Supersampling renders the image at a higher resolution and then down-samples to fit the screen you're viewing (in this case, a VR headset). It blurs the original high-res image a little, but you end up with a better visual result than if you simply rendered once - especially for edges and high-contrast blocks of colour butting up against dark backgrounds (or thereverse) where jaggies etc would be highly noticeable.
TorTorden - you're partly right. Supersampling an image
does result in 'more' information being displayed - even when downsampling aferwards, as seen in VR. A higher initial resolution image is rendered - it has intrinsically more pixels and thus contains more visual detail. When you downsample that image to the Rift/Vive resolution, the resulting pixels are fewer, yes, but each retains some of the characteristics of the original image - each pixel is blended from the source.

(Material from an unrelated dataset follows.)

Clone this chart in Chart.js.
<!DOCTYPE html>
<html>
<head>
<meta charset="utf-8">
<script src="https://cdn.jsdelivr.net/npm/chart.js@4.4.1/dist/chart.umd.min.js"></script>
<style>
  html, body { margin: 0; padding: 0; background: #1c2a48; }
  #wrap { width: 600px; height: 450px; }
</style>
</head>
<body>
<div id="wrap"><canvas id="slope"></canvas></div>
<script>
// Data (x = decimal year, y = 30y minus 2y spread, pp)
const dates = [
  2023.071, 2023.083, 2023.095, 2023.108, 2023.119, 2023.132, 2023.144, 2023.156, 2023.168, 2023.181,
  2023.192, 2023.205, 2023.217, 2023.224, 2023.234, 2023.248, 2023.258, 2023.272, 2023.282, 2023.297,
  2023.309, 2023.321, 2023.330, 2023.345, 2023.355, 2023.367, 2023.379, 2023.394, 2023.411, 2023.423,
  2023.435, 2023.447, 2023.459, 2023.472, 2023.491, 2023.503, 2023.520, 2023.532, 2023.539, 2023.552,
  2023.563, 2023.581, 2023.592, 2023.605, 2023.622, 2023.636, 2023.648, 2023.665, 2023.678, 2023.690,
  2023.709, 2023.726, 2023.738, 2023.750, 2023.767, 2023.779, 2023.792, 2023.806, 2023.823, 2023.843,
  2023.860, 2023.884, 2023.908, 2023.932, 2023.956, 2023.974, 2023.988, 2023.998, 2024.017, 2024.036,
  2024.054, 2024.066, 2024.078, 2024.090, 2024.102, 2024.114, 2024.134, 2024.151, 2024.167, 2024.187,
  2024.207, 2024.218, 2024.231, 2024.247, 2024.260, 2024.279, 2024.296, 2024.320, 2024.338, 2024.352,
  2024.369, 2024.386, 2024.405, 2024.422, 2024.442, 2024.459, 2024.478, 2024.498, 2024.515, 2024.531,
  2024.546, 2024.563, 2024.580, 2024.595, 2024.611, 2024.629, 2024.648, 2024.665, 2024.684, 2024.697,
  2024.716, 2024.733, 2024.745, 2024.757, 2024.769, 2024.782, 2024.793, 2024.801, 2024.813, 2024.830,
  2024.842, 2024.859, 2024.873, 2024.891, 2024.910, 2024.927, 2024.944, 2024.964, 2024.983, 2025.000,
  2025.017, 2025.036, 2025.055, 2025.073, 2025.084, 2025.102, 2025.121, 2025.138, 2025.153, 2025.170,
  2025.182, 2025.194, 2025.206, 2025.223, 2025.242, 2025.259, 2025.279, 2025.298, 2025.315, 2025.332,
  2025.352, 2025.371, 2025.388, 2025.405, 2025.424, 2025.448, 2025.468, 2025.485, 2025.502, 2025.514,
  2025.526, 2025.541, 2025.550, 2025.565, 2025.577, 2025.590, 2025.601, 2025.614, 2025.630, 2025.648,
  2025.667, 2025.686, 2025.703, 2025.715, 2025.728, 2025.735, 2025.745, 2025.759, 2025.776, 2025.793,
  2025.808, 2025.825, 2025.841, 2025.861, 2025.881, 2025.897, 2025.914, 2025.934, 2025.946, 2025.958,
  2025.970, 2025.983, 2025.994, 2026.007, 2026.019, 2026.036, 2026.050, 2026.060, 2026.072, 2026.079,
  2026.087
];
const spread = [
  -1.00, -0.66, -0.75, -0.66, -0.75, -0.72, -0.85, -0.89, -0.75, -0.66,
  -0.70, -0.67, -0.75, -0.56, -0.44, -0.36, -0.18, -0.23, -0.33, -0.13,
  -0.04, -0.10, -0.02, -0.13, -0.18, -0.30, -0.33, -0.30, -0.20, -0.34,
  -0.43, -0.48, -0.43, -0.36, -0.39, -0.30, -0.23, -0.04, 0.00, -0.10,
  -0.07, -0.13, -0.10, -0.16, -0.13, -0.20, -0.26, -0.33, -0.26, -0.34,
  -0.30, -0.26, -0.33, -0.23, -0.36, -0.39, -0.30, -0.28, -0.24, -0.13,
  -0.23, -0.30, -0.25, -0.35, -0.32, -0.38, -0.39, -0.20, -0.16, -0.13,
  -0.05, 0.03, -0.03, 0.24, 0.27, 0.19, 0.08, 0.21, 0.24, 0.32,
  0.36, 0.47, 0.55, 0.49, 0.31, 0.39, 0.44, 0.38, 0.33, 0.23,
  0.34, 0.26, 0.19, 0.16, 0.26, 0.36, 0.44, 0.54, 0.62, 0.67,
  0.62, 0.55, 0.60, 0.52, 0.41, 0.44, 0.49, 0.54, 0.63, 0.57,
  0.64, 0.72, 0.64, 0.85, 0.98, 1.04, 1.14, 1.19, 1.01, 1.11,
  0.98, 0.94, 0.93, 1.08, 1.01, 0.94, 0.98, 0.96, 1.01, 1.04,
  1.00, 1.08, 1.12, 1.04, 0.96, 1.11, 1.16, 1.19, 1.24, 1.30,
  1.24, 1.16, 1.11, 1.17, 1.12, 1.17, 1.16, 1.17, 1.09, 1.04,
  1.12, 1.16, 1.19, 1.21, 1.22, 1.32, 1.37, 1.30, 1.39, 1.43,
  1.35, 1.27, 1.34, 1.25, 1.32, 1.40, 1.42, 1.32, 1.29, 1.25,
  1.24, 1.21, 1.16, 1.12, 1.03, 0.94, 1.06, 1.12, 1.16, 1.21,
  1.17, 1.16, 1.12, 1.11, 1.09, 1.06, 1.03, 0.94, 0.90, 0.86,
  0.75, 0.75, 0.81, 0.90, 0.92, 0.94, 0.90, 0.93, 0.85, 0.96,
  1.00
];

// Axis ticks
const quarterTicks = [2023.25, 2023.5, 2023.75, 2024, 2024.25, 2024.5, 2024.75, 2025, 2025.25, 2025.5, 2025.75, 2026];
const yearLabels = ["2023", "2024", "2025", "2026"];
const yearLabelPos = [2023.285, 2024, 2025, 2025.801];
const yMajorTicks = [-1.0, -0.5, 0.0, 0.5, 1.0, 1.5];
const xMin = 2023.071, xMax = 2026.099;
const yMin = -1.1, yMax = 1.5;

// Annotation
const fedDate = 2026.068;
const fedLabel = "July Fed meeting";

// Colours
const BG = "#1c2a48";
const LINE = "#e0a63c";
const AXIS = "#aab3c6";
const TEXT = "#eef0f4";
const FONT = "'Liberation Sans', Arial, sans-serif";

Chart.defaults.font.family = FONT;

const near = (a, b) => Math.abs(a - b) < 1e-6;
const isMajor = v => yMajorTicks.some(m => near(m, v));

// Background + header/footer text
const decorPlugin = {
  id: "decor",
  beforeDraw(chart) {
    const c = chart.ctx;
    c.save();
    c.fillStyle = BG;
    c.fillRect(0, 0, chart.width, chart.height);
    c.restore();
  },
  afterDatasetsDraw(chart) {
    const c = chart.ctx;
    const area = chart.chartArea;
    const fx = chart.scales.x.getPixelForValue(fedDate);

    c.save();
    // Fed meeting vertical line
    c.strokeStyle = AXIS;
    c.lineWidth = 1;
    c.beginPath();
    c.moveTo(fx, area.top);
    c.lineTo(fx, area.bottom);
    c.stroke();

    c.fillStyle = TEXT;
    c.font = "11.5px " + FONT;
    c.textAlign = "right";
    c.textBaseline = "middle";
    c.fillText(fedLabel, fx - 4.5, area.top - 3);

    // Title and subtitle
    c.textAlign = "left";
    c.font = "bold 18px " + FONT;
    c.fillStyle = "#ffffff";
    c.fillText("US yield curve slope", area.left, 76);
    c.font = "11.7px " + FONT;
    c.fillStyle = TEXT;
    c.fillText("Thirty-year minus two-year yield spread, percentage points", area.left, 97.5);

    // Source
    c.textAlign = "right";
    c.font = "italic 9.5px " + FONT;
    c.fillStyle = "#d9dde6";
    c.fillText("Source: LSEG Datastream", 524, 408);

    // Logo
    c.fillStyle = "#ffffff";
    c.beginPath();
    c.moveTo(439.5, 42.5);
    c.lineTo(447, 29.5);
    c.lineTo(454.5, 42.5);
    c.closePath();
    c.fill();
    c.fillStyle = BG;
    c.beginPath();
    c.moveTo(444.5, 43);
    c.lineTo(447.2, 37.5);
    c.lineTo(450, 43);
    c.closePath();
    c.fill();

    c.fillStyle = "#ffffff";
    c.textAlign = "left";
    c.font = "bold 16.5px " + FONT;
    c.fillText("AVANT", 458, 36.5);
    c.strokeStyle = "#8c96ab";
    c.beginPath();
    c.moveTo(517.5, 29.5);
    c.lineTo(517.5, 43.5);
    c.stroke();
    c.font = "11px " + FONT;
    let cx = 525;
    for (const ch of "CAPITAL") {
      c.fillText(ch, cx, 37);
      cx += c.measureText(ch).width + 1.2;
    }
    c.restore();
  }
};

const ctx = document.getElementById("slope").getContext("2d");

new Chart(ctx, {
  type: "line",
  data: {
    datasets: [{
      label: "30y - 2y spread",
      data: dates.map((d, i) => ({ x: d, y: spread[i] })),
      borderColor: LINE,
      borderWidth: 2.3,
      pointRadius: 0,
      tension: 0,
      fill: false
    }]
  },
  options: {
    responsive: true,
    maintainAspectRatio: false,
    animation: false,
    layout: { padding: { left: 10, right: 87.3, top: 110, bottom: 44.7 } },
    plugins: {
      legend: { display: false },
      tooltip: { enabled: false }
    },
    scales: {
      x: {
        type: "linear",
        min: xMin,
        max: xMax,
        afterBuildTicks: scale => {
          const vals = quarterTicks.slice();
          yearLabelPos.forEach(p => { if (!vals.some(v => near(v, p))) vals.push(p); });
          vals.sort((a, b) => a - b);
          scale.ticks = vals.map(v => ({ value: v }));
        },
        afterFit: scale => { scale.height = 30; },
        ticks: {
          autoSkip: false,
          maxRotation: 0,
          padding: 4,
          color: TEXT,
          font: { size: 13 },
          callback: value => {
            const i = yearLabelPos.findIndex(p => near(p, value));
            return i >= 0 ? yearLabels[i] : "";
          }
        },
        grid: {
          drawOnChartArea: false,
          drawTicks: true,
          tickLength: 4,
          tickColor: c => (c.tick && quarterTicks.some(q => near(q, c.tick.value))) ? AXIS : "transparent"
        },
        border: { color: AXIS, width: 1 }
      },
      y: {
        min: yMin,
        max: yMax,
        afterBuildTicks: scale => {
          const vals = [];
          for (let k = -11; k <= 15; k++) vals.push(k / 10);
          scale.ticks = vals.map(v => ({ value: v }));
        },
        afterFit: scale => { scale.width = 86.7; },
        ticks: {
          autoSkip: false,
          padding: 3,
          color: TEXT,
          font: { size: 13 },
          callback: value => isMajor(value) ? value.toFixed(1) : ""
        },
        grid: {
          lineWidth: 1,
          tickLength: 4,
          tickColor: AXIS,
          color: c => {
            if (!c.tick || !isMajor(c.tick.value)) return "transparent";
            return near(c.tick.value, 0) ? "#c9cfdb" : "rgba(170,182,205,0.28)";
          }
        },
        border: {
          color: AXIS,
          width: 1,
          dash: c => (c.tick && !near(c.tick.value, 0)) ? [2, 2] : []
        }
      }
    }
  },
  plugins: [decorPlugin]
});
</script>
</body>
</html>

Its not simply knocking lines of pixels out to drop the resolution (an early technique).
At higher rates of supersampling, (1.5x+) you quickly run out of additional detail to render (ED game assets are not that highly detailed), and the ever-smaller details captured by high resolutions would be lost in the down-sample - even though they're still contributing in some small way, you won't notice the added effect. hence many don't see much impact of SS past 1.6... ED's art assets and scenes don't contain much information that can be improved past that point - it just adds a bit of smoothing, is all.
Supersampling really helps in ED because Elite generates a lot of very high-contrast scenes. Like black backgrounds with white stars and bold uniform colours, harsh highlights etc. Its easier to see all the artifacts, especially at the Rift/Vive comparatively low resolution. Its of less use in moderately- to well - lit games with more visual detail ie many FPS games where there is more detail for your eyes to take in, and less opportunity for artifacts to be noticed.

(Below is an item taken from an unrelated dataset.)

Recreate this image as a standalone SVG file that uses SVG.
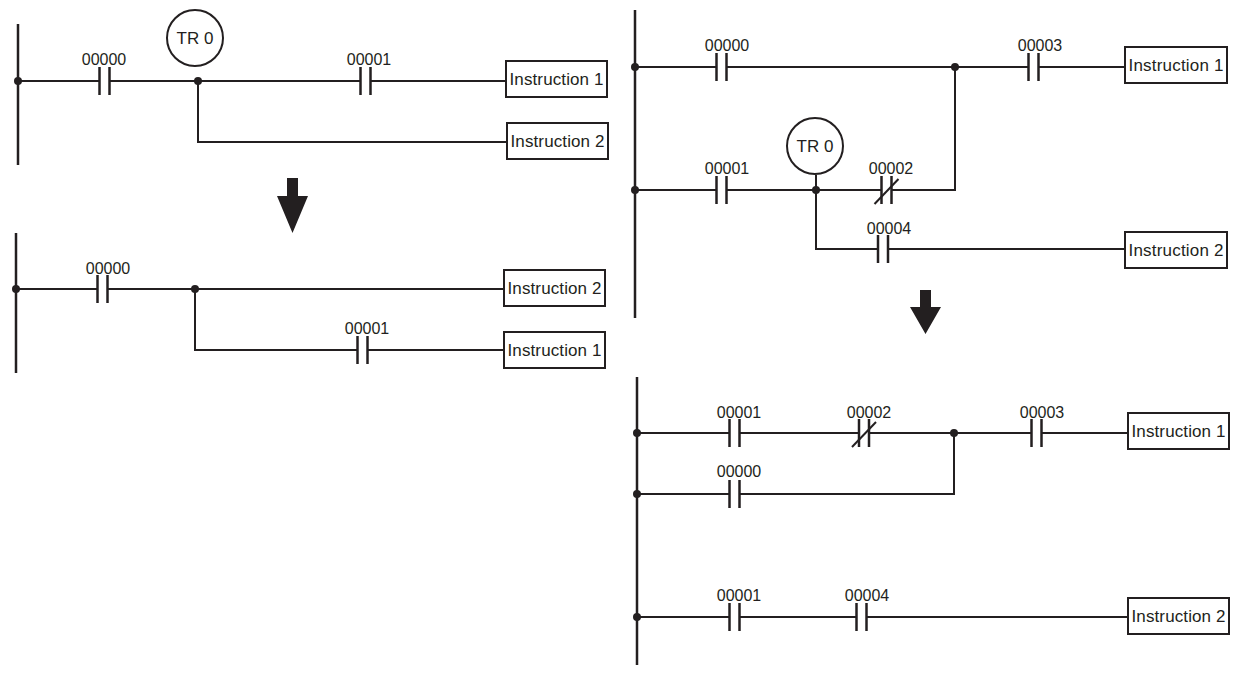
<svg xmlns="http://www.w3.org/2000/svg" width="1237" height="673" viewBox="0 0 1237 673">
<style>
.w{stroke:#231f20;stroke-width:2;fill:none}
.r{stroke:#231f20;stroke-width:2.5;fill:none}
.p{stroke:#231f20;stroke-width:2.5}
.d{fill:#231f20}
.b{stroke:#231f20;stroke-width:2;fill:#fff}
text{font-family:"Liberation Sans",Arial,sans-serif;fill:#231f20}
.l{font-size:16px;text-anchor:middle}
.t{font-size:17px;text-anchor:middle}
</style>
<defs>
<g id="no"><line class="p" x1="-5" y1="-14" x2="-5" y2="14"/><line class="p" x1="5" y1="-14" x2="5" y2="14"/></g>
<g id="nc"><use href="#no"/><line class="w" x1="-12" y1="14" x2="12" y2="-11"/></g>
</defs>
<g id="connectors">
<line class="r" x1="18" y1="24" x2="18" y2="165"/>
<polyline class="w" points="18,81 99,81"/><polyline class="w" points="110,81 360,81"/><polyline class="w" points="371,81 506,81"/>
<polyline class="w" points="198,81 198,142 507,142"/>
<circle class="d" cx="18" cy="81" r="4"/><circle class="d" cx="198" cy="81" r="4"/>
<path class="d" d="M287,178 H298 V196 H308 L292.5,233 L277,196 H287 Z"/>
<line class="r" x1="16" y1="233" x2="16" y2="373"/>
<polyline class="w" points="16,289 97,289"/><polyline class="w" points="108,289 504,289"/>
<polyline class="w" points="195,289 195,350 357,350"/><polyline class="w" points="368,350 504,350"/>
<circle class="d" cx="16" cy="289" r="4"/><circle class="d" cx="195" cy="289" r="4"/>
<line class="r" x1="635" y1="10" x2="635" y2="318"/>
<polyline class="w" points="635,67 716,67"/><polyline class="w" points="727,67 1028,67"/><polyline class="w" points="1039,67 1125,67"/>
<polyline class="w" points="635,190 716,190"/><polyline class="w" points="727,190 881,190"/><polyline class="w" points="892,190 955,190 955,67"/>
<polyline class="w" points="816,190 816,249 877,249"/><polyline class="w" points="889,249 1125,249"/>
<circle class="d" cx="635" cy="67" r="4"/><circle class="d" cx="955" cy="67" r="4"/><circle class="d" cx="635" cy="190" r="4"/><circle class="d" cx="816" cy="190" r="4"/>
<line class="w" x1="816" y1="175" x2="816" y2="190"/>
<path class="d" d="M920,290 H931 V307 H941 L925.5,334 L910,307 H920 Z"/>
<line class="r" x1="637" y1="377" x2="637" y2="665"/>
<polyline class="w" points="637,433 729,433"/><polyline class="w" points="740,433 858,433"/><polyline class="w" points="870,433 1031,433"/><polyline class="w" points="1042,433 1128,433"/>
<polyline class="w" points="637,494 729,494"/><polyline class="w" points="740,494 954,494 954,433"/>
<polyline class="w" points="637,617 729,617"/><polyline class="w" points="740,617 856,617"/><polyline class="w" points="867,617 1128,617"/>
<circle class="d" cx="637" cy="433" r="4"/><circle class="d" cx="954" cy="433" r="4"/><circle class="d" cx="637" cy="494" r="4"/><circle class="d" cx="637" cy="617" r="4"/>
</g>
<g id="c1"><use href="#no" x="104.5" y="81"/><text class="l" x="104" y="65">00000</text></g>
<g id="tr1"><circle class="b" cx="195" cy="38" r="28"/><text class="t" x="195" y="44">TR 0</text></g>
<g id="c2"><use href="#no" x="365.5" y="81"/><text class="l" x="369" y="65">00001</text></g>
<g id="i1"><rect class="b" x="506" y="61" width="101" height="36"/><text class="t" x="556.5" y="85" textLength="94">Instruction 1</text></g>
<g id="i2"><rect class="b" x="507" y="123" width="101" height="36"/><text class="t" x="557.5" y="147" textLength="94">Instruction 2</text></g>
<g id="c3"><use href="#no" x="102.5" y="289"/><text class="l" x="108" y="274">00000</text></g>
<g id="i3"><rect class="b" x="504" y="270" width="101" height="36"/><text class="t" x="554.5" y="294" textLength="94">Instruction 2</text></g>
<g id="c4"><use href="#no" x="362.5" y="350"/><text class="l" x="367" y="334">00001</text></g>
<g id="i4"><rect class="b" x="504" y="332" width="101" height="36"/><text class="t" x="554.5" y="356" textLength="94">Instruction 1</text></g>
<g id="c5"><use href="#no" x="721.5" y="67"/><text class="l" x="727" y="51">00000</text></g>
<g id="c6"><use href="#no" x="1033.5" y="67"/><text class="l" x="1040" y="51">00003</text></g>
<g id="i5"><rect class="b" x="1125" y="47" width="102" height="36"/><text class="t" x="1176" y="71" textLength="95">Instruction 1</text></g>
<g id="c7"><use href="#no" x="721.5" y="190"/><text class="l" x="727" y="174">00001</text></g>
<g id="tr2"><circle class="b" cx="815" cy="146" r="28"/><text class="t" x="815" y="152">TR 0</text></g>
<g id="c8"><use href="#nc" x="886.5" y="190"/><text class="l" x="891" y="174">00002</text></g>
<g id="c9"><use href="#no" x="883" y="249"/><text class="l" x="889" y="234">00004</text></g>
<g id="i6"><rect class="b" x="1125" y="232" width="102" height="36"/><text class="t" x="1176" y="256" textLength="95">Instruction 2</text></g>
<g id="c10"><use href="#no" x="734.5" y="433"/><text class="l" x="739" y="418">00001</text></g>
<g id="c11"><use href="#nc" x="864" y="433"/><text class="l" x="869" y="418">00002</text></g>
<g id="c12"><use href="#no" x="1036.5" y="433"/><text class="l" x="1042" y="418">00003</text></g>
<g id="i7"><rect class="b" x="1128" y="413" width="101" height="36"/><text class="t" x="1178.5" y="437" textLength="94">Instruction 1</text></g>
<g id="c13"><use href="#no" x="734.5" y="494"/><text class="l" x="739" y="477">00000</text></g>
<g id="c14"><use href="#no" x="734.5" y="617"/><text class="l" x="739" y="601">00001</text></g>
<g id="c15"><use href="#no" x="861.5" y="617"/><text class="l" x="867" y="601">00004</text></g>
<g id="i8"><rect class="b" x="1128" y="598" width="101" height="36"/><text class="t" x="1178.5" y="622" textLength="94">Instruction 2</text></g>
</svg>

The AA isn't poor exactly - its just ED is a very-close-to-the-extreme end-member scenario for rendering. Anti-aliasing was/is mostly intended to do the same job as brute-force supersampling, but pick the bits of the image that need it and discard the rest etc to save performance. SS and AA achieve amny of the same things, but are different techniques. But for SS or AA, ED's very high contrast scenes, fast movement of small-ish objects at distance, and those objects being lit brightly against dark backgrounds etc mean its a worst-case scenario for the renderer - Frontier obviously have some render code/shaders in there to try to help, which is why the in-game supersampling looks a bit different to the same setting used in HMD Quality, or any of the AA settings, which struggle even though they're very effective in other games).
You're absolutely right in that learning to 'sweep' your view across a scene really helps form a more 'solid' and believable image in your mind. In a way, you're viewing more 'pixels across a wider range of view and bringing in more detail - your own eyes do this by constantly moving (saccades). In VR, I find you do need to move your head around a bit
The trade-off is the extra graphics horsepower needed to do the supersampling (in a short enough time to keep the VR frame rate as high as possible).

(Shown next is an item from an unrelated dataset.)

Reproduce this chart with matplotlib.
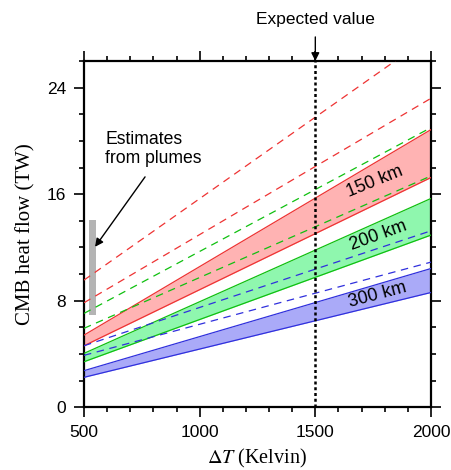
import numpy as np
import matplotlib
matplotlib.use('Agg')
import matplotlib.pyplot as plt
from matplotlib.ticker import MultipleLocator

# ─── DATA (values at dT = 500 K and 2000 K, linear in between) ────────────
DT_ENDS = [500, 2000]

BAND_150_UPPER = [5.42, 20.85]
BAND_150_LOWER = [4.62, 17.25]
BAND_200_UPPER = [4.05, 15.68]
BAND_200_LOWER = [3.42, 12.93]
BAND_300_UPPER = [2.75, 10.42]
BAND_300_LOWER = [2.25, 8.62]

DASH_150 = [[9.55, 27.9], [7.85, 23.2]]
DASH_200 = [[7.05, 21.0], [5.93, 17.37]]
DASH_300 = [[4.62, 13.25], [3.90, 10.90]]

PLUME_DT = 537           # position of the grey bar
PLUME_RANGE = [6.9, 14.1]
EXPECTED_DT = 1500

BAND_LABELS = ["150 km", "200 km", "300 km"]
LABEL_POS = [(1758, 16.9), (1772, 12.9), (1771, 8.4)]
LABEL_ROT = [22, 20, 15]

# ─── STYLE ────────────────────────────────────────────────────────────────
RED, RED_FILL = '#ee3333', '#ffb3b3'
GRN, GRN_FILL = '#10c010', '#8ff7ae'
BLU, BLU_FILL = '#3030dd', '#aaaaf8'

plt.rcParams['font.family'] = ['Liberation Sans', 'DejaVu Sans']
plt.rcParams['mathtext.fontset'] = 'stix'

fig = plt.figure(figsize=(4.52, 4.70), dpi=100)
ax = fig.add_axes([0.1858, 0.1334, 0.7677, 0.7368])

x = np.array(DT_ENDS, dtype=float)

bands = [
    (BAND_150_LOWER, BAND_150_UPPER, RED, RED_FILL),
    (BAND_200_LOWER, BAND_200_UPPER, GRN, GRN_FILL),
    (BAND_300_LOWER, BAND_300_UPPER, BLU, BLU_FILL),
]
for lo, hi, c, fc in bands:
    ax.fill_between(x, lo, hi, color=fc, lw=0, zorder=1)
    ax.plot(x, lo, color=c, lw=0.9, zorder=3)
    ax.plot(x, hi, color=c, lw=0.9, zorder=3)

for pair, c in [(DASH_150, RED), (DASH_200, GRN), (DASH_300, BLU)]:
    for vals in pair:
        ax.plot(x, vals, color=c, lw=0.9, ls=(0, (6, 4.5)), zorder=3)

for txt, (tx, ty), rot in zip(BAND_LABELS, LABEL_POS, LABEL_ROT):
    ax.text(tx, ty, txt, fontsize=13, rotation=rot, ha='center', va='center',
            rotation_mode='anchor', zorder=4)

# plume estimates
ax.bar(PLUME_DT, PLUME_RANGE[1] - PLUME_RANGE[0], bottom=PLUME_RANGE[0],
       width=34, color='#b4b4b4', lw=0, zorder=2)
ax.text(592, 19.4, "Estimates\nfrom plumes", fontsize=12.7, ha='left',
        va='center', linespacing=1.2, zorder=4)
ax.annotate('', xy=(548, 12.05), xytext=(764, 17.3),
            arrowprops=dict(arrowstyle='-|>', color='k', lw=1.0,
                            mutation_scale=12, shrinkA=0, shrinkB=0))

# expected value
ax.axvline(EXPECTED_DT, color='k', lw=1.8, ls=(0, (1.2, 1.1)), zorder=5)
ax.annotate('Expected value', xy=(EXPECTED_DT, 26), xytext=(EXPECTED_DT, 29.1),
            ha='center', va='center', fontsize=12.5, annotation_clip=False,
            arrowprops=dict(arrowstyle='-|>', color='k', lw=1.0,
                            mutation_scale=12, shrinkA=5, shrinkB=0))

ax.set_xlim(500, 2000)
ax.set_ylim(0, 26)
ax.xaxis.set_major_locator(MultipleLocator(500))
ax.xaxis.set_minor_locator(MultipleLocator(100))
ax.yaxis.set_major_locator(MultipleLocator(8))
ax.yaxis.set_minor_locator(MultipleLocator(2))
ax.tick_params(which='both', direction='out', top=True, right=True,
               labelsize=12.5, width=1.2, pad=6)
ax.tick_params(which='major', length=7)
ax.tick_params(which='minor', length=3.5)
for s in ax.spines.values():
    s.set_linewidth(1.6)

ax.set_ylabel('CMB heat flow (TW)', family=['Liberation Serif'], fontsize=15,
              labelpad=8)
ax.set_xlabel(r'$\Delta T$ (Kelvin)', family=['Liberation Serif'], fontsize=14.5,
              labelpad=5)

fig.savefig('out.png', dpi=100)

The HMD-Quality setting and the in-game ED Supersampling setting achieve similar output through different pathways. In my opinion, the HMD setting is superior, and costs less performance. The Debug Tool/HMD setting are the same thing - a low-level supersampling pass that has no additional shader or code to get in the way/slow things down etc.
Edit: Whoops sorry for the essay... oh well that's lunchtime gone!